* **What you will do**
Everything from the first line of the data through the line with "import matplotlib.pyplot as plt" is to be echoed exactly, minus the pictures.

--- START Material ---

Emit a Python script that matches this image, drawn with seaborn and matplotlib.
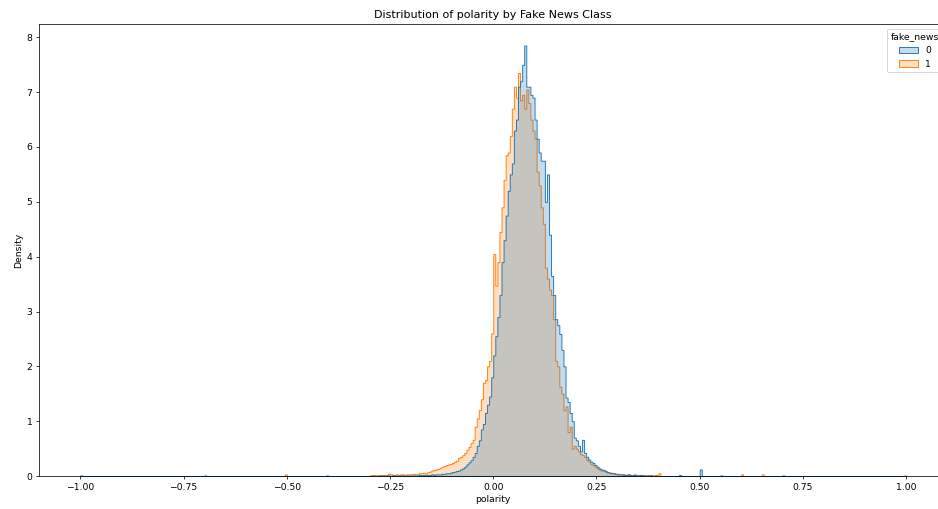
import numpy as np
import pandas as pd
import seaborn as sns
import matplotlib
matplotlib.use("Agg")
import matplotlib.pyplot as plt

# ---- data (densities, bins of width 0.005) ----
bin_start = -0.30
bin_width = 0.005

density_0 = [
    0.00, 0.01, 0.00, 0.00, 0.01, 0.00, 0.01, 0.00, 0.01, 0.01, 0.00, 0.01, 0.01, 0.00, 0.01, 0.01, 0.01, 0.00, 0.01, 0.01,
    0.01, 0.01, 0.01, 0.01, 0.02, 0.01, 0.02, 0.02, 0.02, 0.02, 0.03, 0.02, 0.03, 0.03, 0.03, 0.04, 0.04, 0.05, 0.05, 0.06,
    0.07, 0.08, 0.09, 0.10, 0.12, 0.14, 0.17, 0.21, 0.25, 0.29, 0.35, 0.42, 0.55, 0.65, 0.85, 0.95, 1.15, 1.30, 1.45, 1.80,
    2.20, 2.55, 2.90, 3.30, 3.90, 4.30, 4.75, 5.20, 5.50, 5.70, 6.30, 6.50, 7.10, 7.20, 7.50, 7.85, 7.10, 7.10, 6.95, 6.90,
    6.50, 6.15, 5.90, 5.75, 5.75, 5.00, 5.50, 4.40, 3.65, 3.30, 2.86, 2.75, 2.59, 2.30, 2.00, 1.43, 1.35, 1.15, 1.00, 0.70,
    0.65, 0.55, 0.45, 0.66, 0.42, 0.35, 0.30, 0.26, 0.24, 0.20, 0.17, 0.14, 0.12, 0.11, 0.09, 0.07, 0.06, 0.05, 0.05, 0.04,
    0.03, 0.03, 0.03, 0.02, 0.02, 0.03, 0.02, 0.01, 0.02, 0.01, 0.01, 0.02, 0.01, 0.01, 0.00, 0.01, 0.01, 0.00, 0.01, 0.00,
]

density_1 = [
    0.01, 0.01, 0.02, 0.01, 0.01, 0.02, 0.01, 0.02, 0.02, 0.01, 0.03, 0.02, 0.02, 0.03, 0.02, 0.03, 0.03, 0.02, 0.03, 0.03,
    0.03, 0.04, 0.03, 0.04, 0.05, 0.05, 0.06, 0.05, 0.07, 0.08, 0.10, 0.11, 0.12, 0.13, 0.15, 0.17, 0.18, 0.20, 0.21, 0.22,
    0.24, 0.26, 0.28, 0.33, 0.35, 0.38, 0.42, 0.48, 0.53, 0.60, 0.66, 0.90, 1.05, 1.20, 1.40, 1.70, 1.75, 2.00, 2.10, 2.60,
    4.05, 3.47, 3.90, 4.45, 4.90, 5.40, 5.85, 5.90, 6.20, 6.70, 7.10, 6.90, 7.35, 6.85, 6.95, 6.70, 7.05, 6.80, 6.50, 6.30,
    6.15, 5.55, 5.30, 4.90, 4.60, 3.80, 3.60, 3.40, 3.30, 2.86, 2.10, 2.00, 1.63, 1.50, 1.20, 1.27, 0.80, 0.90, 0.50, 0.55,
    0.50, 0.45, 0.40, 0.38, 0.35, 0.30, 0.26, 0.22, 0.20, 0.17, 0.14, 0.12, 0.10, 0.10, 0.08, 0.07, 0.06, 0.06, 0.05, 0.04,
    0.04, 0.03, 0.03, 0.03, 0.02, 0.03, 0.02, 0.02, 0.03, 0.02, 0.02, 0.01, 0.02, 0.01, 0.02, 0.01, 0.02, 0.01, 0.01, 0.02,
]

# sparse outlier bins (bin centres) and their densities
outlier_x_0 = [-0.9975, -0.6975, -0.4025, 0.4525, 0.5025, 0.5525, 0.7025]
outlier_d_0 = [0.01, 0.01, 0.01, 0.02, 0.12, 0.01, 0.01]
outlier_x_1 = [-0.5025, -0.2525, 0.4025, 0.6025, 0.6525, 0.9975]
outlier_d_1 = [0.03, 0.03, 0.05, 0.03, 0.03, 0.01]

hue_levels = [0, 1]

# ---- build table ----
centers = bin_start + bin_width * (np.arange(len(density_0)) + 0.5)
frames = []
for lvl, dens, ox, od in [(0, density_0, outlier_x_0, outlier_d_0),
                          (1, density_1, outlier_x_1, outlier_d_1)]:
    xs = np.concatenate([centers, ox])
    ws = np.concatenate([dens, od])
    frames.append(pd.DataFrame({"polarity": xs, "fake_news": lvl, "w": ws}))
df = pd.concat(frames, ignore_index=True)

# ---- plot ----
DPI = 67
fig = plt.figure(figsize=(938 / DPI, 509 / DPI), dpi=DPI)
ax = fig.add_axes([0.0416, 0.0648, 0.9685, 0.888])

sns.histplot(data=df, x="polarity", hue="fake_news", hue_order=hue_levels,
             weights="w", bins=400, binrange=(-1.0, 1.0), element="step",
             stat="count", common_norm=False, ax=ax)

ax.set_ylabel("Density")
ax.set_xlabel("polarity")
ax.set_title("Distribution of polarity by Fake News Class")
sns.move_legend(ax, "upper right")

fig.savefig("out.png", dpi=DPI)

--- END Material ---

* **Answer**
Emit a Python script that matches this image, drawn with seaborn and matplotlib.
import numpy as np
import pandas as pd
import seaborn as sns
import matplotlib
matplotlib.use("Agg")
import matplotlib.pyplot as plt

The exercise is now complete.